Pokémon Go and similar games are grabbing people’s attention by employing what gamers call augmented reality. Augmented reality is exactly what the phrase says: “A live direct or indirect view of a physical, real-world environment whose elements are augmented (or supplemented) by computer-generated sensory input such as sound, video, graphics or GPS data.” Yes, I grabbed that from Wiki. In the case of Pokémon Go, the players look in their iPhones and see reality as captured by their device but with the addition of a cartoonish Pokémon creature. You can even put your hand in front of your phone and appear to be touching the little monster. Like Mormon theology, it sounds pretty silly when you say it out loud.

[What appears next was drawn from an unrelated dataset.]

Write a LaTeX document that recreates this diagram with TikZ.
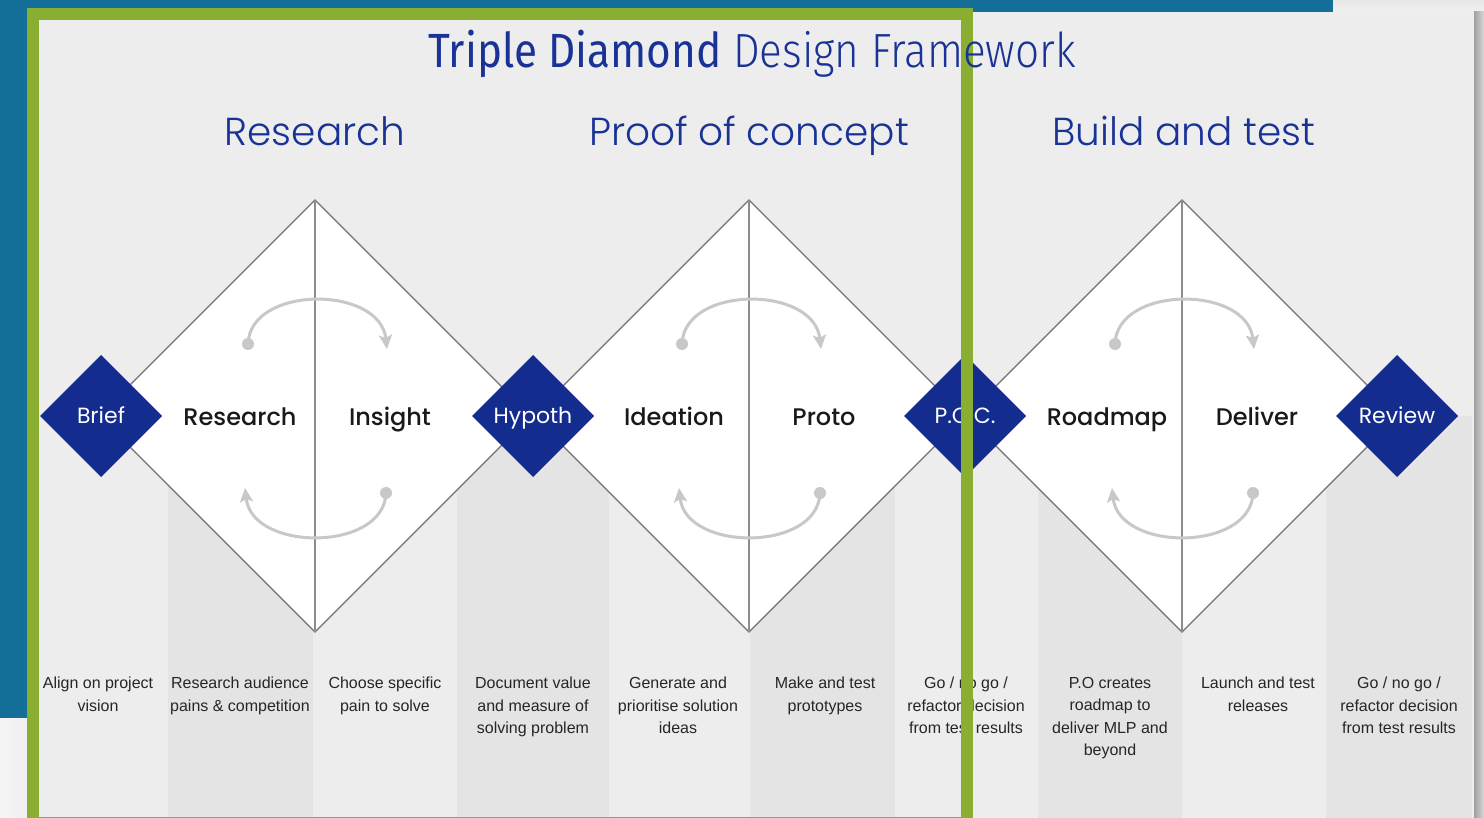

Remember, the anime figurine appearing in the middle of I96 is not real. You might wonder why I would even have to point that out. Of course it isn’t real! Except, I’m not sure Americans these days actually understand the difference between reality and augmented reality. This is the result a long, deconstructed journey. For at least a hundred years, crafty philosophers, of which I once was one, suggested that all reality is a construction—artificially augmented. Our positions in society, our families, common morals, etc.  Some may even say our physical condition is a figment of imagination. Today, the masses have embraced this sophomoric fantasy and have come to believe that they can change reality in any way they desire. They even demand that you play along! Worse, our technology has allowed people to augment their reality, thus furthering their delusion! I wish I was only referring to those who believe they are not the same sex they see in the mirror. Increasingly, stories are filling our newsfeed of men and women who believe they are disabled, twenty years younger, a goat, vampire, and yes, soon you will read about some flunky who thinks he is a Pokémon.


Even though you might scratch your head when you read such outlandish stories, how often have you seen things that weren’t there, chased after your own foolish fantasies, or tried to change reality to please yourself? Repent.

It is certainly not unusual for human beings to be dissatisfied with what they see. That is, with reality. We all are hounded by a spiritus mundi subconscious memory of Eden, of what could be. We are all strangled by our original, self-inflicted augmentation that wraps itself so tightly to our being that we might forget that it is an accidental quality and not our essence. I’m speaking of sin, the inward spiraling disposition that casts a shadow on all reality. We don’t need Nintendo. Our brains put things where they aren’t supposed to be quite well, thank you.

Satan was the first to augment reality when he changed the forbidden fruit into a delectable device to determine one’s own destiny. He convinced Adam and Eve to be dissatisfied with being human—to augment their reality, to be like God. Ironically, God had already made them in His own image!


While the world wants to augment our reality, God demolishes our ridiculous illusion through the preaching of His Word. Like the most honest mirror, every Sunday, Jesus strips all the Pokémon away—the vain pride, the decorative rationalizations covering sins and scars; ecce homo. Then and only then, when we are naked and afraid, Christ augments our reality for sure. Though we look like poor miserable sinners, through the lens of Jesus Christ, through the technological device of the cross, all our shit is gone! All our sins removed! In Christ, we are more than augmented. We are exalted; we are resurrected!  And that’s no technological marvel. It’s no clever CGI. It’s no game. That’s reality. You are free. Go.